Reply with one number: the count of lines in the records below that hold "this".

● **EXERCISE INPUTS**
######

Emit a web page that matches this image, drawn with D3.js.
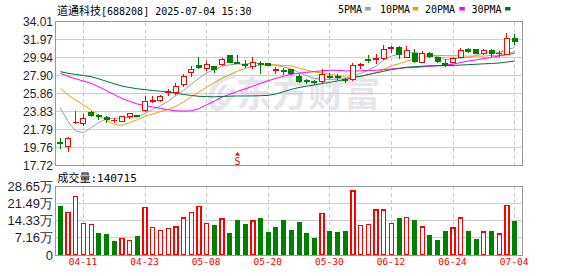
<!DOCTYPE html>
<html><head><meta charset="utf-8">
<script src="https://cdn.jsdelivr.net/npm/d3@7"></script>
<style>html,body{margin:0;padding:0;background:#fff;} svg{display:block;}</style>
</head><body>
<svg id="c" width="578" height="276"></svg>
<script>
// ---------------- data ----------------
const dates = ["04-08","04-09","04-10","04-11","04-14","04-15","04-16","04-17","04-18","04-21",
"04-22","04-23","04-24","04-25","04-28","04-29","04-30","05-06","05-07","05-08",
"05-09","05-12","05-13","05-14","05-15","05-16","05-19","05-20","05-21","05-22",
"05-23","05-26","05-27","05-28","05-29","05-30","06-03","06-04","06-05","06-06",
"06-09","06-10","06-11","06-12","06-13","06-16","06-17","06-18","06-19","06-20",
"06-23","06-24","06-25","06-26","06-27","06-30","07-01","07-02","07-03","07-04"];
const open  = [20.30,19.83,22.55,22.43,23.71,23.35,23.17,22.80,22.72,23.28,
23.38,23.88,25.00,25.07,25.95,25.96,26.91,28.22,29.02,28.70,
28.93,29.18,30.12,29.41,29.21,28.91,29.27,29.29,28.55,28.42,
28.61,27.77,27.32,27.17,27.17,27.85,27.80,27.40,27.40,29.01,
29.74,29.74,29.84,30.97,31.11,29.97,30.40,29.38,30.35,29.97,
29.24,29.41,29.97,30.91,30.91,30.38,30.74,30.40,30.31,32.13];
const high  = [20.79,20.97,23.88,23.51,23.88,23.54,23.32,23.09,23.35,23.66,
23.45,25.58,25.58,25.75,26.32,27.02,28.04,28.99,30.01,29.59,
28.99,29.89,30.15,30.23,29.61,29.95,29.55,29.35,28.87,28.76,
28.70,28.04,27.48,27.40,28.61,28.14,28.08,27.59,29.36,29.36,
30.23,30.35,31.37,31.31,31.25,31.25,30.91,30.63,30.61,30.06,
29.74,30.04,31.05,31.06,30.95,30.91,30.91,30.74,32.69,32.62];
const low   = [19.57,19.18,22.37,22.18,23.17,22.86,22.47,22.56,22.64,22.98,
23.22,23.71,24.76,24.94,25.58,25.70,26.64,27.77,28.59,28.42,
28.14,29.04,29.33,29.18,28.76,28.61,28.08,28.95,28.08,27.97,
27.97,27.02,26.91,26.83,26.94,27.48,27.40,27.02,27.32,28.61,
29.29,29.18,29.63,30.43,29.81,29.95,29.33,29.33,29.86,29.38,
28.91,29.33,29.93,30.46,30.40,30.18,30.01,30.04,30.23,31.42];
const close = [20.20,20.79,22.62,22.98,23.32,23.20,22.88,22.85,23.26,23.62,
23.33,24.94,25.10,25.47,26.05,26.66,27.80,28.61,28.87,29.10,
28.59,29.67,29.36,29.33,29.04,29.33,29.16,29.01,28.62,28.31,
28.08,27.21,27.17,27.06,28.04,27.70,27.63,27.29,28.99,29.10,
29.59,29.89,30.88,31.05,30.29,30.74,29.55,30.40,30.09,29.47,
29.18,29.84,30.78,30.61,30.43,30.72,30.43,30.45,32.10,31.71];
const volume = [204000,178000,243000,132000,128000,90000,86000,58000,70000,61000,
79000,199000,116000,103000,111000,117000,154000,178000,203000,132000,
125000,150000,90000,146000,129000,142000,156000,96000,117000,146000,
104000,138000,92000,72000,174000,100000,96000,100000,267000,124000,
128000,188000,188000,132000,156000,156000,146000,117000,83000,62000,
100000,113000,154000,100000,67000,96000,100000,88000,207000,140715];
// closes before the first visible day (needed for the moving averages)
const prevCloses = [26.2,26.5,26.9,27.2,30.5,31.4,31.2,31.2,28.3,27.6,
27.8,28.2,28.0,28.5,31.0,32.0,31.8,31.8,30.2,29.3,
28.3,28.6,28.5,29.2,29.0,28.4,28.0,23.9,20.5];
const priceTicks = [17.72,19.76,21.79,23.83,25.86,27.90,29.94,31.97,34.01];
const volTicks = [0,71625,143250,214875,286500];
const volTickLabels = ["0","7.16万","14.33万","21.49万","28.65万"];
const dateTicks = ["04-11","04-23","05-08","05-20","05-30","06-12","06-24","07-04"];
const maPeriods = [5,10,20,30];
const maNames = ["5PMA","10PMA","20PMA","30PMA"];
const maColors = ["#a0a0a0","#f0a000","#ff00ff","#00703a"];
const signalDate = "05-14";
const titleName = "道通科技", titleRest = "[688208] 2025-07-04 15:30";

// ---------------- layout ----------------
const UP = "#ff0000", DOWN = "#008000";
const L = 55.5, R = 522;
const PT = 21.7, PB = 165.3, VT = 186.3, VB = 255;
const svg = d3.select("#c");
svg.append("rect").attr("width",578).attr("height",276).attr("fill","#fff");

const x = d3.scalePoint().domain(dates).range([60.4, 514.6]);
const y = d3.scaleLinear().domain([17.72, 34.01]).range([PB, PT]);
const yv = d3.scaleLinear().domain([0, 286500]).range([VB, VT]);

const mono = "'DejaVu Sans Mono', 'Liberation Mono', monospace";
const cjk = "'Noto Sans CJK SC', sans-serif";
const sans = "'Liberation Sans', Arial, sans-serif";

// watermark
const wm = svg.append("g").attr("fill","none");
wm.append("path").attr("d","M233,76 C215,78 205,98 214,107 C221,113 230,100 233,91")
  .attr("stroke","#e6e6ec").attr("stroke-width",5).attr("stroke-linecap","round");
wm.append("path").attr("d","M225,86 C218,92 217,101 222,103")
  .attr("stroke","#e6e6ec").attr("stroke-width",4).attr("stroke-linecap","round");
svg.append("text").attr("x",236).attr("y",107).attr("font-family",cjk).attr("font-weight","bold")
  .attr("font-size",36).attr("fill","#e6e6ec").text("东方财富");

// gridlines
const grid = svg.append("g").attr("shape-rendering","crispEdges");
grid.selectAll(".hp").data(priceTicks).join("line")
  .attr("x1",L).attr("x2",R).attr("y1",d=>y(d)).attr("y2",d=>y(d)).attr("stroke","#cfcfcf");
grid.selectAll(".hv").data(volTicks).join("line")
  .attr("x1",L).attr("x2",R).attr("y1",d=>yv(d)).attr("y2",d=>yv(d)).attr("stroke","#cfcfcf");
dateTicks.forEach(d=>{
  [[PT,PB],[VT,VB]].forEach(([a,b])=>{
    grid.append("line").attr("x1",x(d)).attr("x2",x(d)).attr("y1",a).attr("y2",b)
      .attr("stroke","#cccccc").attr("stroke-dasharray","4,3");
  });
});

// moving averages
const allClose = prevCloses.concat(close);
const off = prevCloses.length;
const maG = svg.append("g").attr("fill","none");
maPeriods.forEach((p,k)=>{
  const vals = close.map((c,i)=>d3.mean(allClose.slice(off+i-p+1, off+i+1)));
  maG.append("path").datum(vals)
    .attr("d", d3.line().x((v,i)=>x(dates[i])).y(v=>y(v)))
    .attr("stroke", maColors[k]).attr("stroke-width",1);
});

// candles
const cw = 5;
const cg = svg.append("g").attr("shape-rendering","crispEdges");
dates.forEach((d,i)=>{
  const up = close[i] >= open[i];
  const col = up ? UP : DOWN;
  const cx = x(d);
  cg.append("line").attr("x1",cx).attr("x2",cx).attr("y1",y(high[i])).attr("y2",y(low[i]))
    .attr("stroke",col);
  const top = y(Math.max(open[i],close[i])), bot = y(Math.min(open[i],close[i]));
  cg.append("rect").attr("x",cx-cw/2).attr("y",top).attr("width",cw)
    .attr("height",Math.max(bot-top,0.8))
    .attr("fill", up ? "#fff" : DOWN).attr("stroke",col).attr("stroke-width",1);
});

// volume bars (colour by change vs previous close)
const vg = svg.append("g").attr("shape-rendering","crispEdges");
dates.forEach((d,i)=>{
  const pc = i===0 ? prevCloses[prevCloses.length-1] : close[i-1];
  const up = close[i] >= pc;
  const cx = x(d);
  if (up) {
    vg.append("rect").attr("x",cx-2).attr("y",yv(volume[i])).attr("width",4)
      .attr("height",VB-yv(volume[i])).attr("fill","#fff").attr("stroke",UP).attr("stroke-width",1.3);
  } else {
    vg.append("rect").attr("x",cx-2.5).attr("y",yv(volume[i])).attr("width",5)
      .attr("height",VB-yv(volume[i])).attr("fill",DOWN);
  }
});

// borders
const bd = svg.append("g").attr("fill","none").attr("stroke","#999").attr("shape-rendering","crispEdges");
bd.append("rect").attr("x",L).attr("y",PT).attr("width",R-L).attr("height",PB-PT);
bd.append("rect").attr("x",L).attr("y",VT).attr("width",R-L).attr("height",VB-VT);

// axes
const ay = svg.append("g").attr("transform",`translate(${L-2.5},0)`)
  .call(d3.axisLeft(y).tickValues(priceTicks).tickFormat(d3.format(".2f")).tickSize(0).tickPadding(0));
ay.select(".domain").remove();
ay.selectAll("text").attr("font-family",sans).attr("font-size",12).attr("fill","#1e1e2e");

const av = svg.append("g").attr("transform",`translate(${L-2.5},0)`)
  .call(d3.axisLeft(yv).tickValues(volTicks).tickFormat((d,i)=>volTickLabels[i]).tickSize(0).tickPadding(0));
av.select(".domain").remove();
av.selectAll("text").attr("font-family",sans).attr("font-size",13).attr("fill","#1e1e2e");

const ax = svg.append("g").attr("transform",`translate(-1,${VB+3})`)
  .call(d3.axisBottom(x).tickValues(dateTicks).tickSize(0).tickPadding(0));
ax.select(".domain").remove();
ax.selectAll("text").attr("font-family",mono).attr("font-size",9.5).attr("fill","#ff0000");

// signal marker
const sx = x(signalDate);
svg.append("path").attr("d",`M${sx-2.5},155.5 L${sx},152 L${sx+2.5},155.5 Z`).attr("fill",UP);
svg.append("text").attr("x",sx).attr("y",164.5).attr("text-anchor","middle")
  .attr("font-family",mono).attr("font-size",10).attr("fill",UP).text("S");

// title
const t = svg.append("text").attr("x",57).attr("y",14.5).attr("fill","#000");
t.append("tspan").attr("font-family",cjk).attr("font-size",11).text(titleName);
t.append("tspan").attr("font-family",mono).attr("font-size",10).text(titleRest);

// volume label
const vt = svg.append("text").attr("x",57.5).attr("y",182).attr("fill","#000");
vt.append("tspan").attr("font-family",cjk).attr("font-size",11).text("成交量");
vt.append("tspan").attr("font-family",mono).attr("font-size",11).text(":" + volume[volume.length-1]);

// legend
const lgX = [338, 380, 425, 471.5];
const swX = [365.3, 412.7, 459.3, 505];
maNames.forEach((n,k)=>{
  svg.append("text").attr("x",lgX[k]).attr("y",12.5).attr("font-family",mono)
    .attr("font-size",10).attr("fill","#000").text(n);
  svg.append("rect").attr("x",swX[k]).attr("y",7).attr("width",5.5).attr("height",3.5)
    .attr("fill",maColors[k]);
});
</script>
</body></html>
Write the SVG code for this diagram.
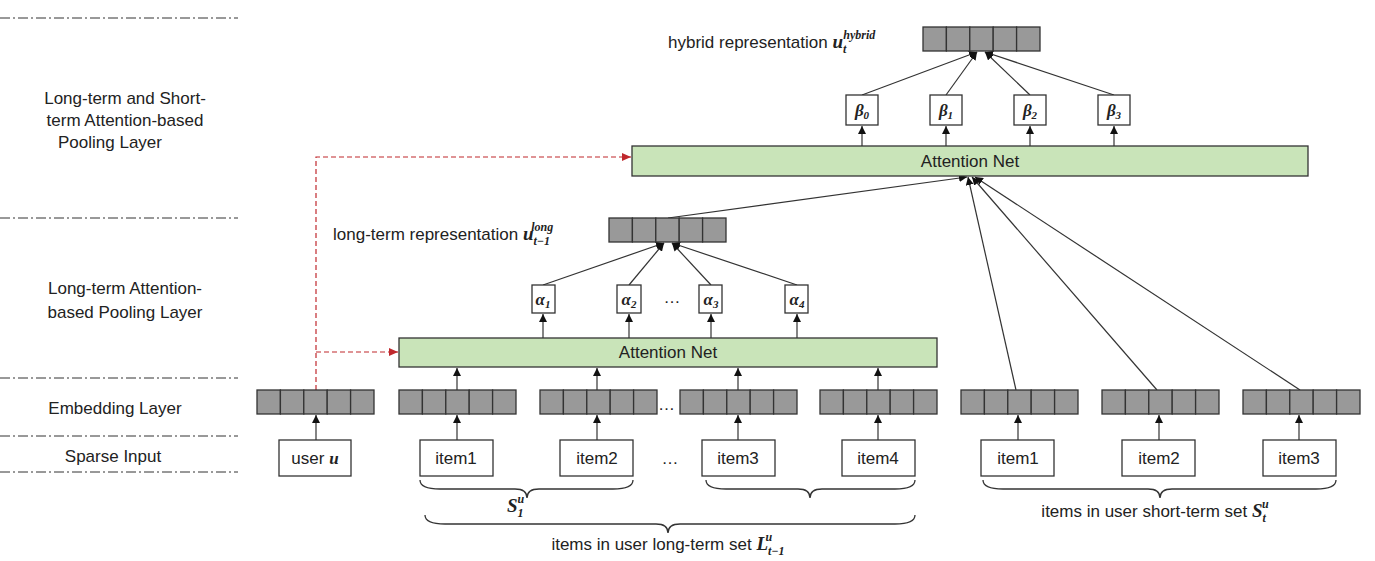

######

● **SOLUTION BELOW**
2